-- Begin Data provided --
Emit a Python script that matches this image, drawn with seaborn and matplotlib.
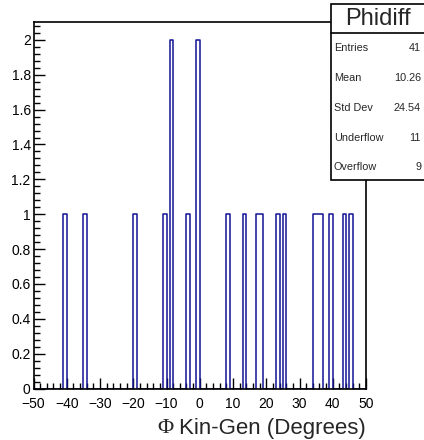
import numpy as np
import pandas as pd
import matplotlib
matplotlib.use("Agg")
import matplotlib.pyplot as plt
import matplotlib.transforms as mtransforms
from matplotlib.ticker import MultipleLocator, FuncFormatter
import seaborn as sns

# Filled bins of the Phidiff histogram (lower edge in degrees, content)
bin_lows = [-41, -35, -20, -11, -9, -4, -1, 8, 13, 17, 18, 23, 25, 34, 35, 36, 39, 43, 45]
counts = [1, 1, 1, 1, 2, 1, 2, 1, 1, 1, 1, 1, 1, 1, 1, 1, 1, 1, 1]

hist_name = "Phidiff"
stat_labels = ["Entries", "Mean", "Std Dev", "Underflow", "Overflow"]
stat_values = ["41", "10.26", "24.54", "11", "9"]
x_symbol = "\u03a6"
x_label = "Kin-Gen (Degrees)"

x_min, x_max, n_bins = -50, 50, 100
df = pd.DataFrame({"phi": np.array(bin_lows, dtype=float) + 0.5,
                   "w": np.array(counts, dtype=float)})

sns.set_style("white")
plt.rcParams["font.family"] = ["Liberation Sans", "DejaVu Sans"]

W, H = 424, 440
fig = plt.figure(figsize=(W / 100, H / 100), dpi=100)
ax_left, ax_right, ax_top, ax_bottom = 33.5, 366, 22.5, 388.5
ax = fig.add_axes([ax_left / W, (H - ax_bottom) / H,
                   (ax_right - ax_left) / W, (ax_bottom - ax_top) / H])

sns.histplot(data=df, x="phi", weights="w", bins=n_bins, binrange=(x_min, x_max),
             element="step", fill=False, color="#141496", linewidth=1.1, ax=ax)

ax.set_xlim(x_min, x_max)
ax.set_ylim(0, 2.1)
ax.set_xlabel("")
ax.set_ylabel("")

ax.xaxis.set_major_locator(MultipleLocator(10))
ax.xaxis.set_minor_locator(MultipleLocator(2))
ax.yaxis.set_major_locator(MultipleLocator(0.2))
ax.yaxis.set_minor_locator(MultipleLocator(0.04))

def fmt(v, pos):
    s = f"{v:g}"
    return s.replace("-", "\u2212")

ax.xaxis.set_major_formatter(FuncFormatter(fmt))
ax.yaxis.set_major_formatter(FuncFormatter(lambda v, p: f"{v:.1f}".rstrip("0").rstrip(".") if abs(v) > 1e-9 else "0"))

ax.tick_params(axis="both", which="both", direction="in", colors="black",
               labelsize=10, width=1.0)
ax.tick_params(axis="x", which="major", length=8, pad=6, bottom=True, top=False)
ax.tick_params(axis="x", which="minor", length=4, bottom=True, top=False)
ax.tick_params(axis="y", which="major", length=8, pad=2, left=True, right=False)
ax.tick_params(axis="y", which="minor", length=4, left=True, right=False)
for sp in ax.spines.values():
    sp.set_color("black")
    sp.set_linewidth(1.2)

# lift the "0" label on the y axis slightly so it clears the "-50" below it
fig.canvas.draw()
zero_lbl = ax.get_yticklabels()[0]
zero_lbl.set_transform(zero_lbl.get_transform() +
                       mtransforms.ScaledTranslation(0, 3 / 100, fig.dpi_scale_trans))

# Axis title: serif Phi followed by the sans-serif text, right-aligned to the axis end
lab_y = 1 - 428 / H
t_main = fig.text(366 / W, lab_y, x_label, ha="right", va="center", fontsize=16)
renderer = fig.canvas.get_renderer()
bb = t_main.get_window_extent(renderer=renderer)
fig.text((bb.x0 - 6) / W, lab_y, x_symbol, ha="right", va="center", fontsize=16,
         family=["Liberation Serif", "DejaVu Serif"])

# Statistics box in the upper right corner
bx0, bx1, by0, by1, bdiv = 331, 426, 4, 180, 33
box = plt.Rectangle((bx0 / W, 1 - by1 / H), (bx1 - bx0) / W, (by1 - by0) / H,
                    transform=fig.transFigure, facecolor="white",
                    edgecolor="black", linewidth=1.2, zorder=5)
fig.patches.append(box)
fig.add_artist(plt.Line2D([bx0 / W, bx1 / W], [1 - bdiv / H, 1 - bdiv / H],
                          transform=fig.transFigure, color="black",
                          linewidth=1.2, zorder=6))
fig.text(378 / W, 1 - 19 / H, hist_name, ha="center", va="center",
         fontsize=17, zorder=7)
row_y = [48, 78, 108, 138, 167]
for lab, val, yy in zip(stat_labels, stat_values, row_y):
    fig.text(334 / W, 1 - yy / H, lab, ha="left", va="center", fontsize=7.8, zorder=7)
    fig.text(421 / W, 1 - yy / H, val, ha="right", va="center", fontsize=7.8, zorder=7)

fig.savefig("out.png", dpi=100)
-- End Data provided --
■ Request ■
Return nothing but the lines running from the start of the data to the line with "(ax_right - ax_left)", please, both ends included and no pictures.

■ Correct answer ■
Emit a Python script that matches this image, drawn with seaborn and matplotlib.
import numpy as np
import pandas as pd
import matplotlib
matplotlib.use("Agg")
import matplotlib.pyplot as plt
import matplotlib.transforms as mtransforms
from matplotlib.ticker import MultipleLocator, FuncFormatter
import seaborn as sns

# Filled bins of the Phidiff histogram (lower edge in degrees, content)
bin_lows = [-41, -35, -20, -11, -9, -4, -1, 8, 13, 17, 18, 23, 25, 34, 35, 36, 39, 43, 45]
counts = [1, 1, 1, 1, 2, 1, 2, 1, 1, 1, 1, 1, 1, 1, 1, 1, 1, 1, 1]

hist_name = "Phidiff"
stat_labels = ["Entries", "Mean", "Std Dev", "Underflow", "Overflow"]
stat_values = ["41", "10.26", "24.54", "11", "9"]
x_symbol = "\u03a6"
x_label = "Kin-Gen (Degrees)"

x_min, x_max, n_bins = -50, 50, 100
df = pd.DataFrame({"phi": np.array(bin_lows, dtype=float) + 0.5,
                   "w": np.array(counts, dtype=float)})

sns.set_style("white")
plt.rcParams["font.family"] = ["Liberation Sans", "DejaVu Sans"]

W, H = 424, 440
fig = plt.figure(figsize=(W / 100, H / 100), dpi=100)
ax_left, ax_right, ax_top, ax_bottom = 33.5, 366, 22.5, 388.5
ax = fig.add_axes([ax_left / W, (H - ax_bottom) / H,
                   (ax_right - ax_left) / W, (ax_bottom - ax_top) / H])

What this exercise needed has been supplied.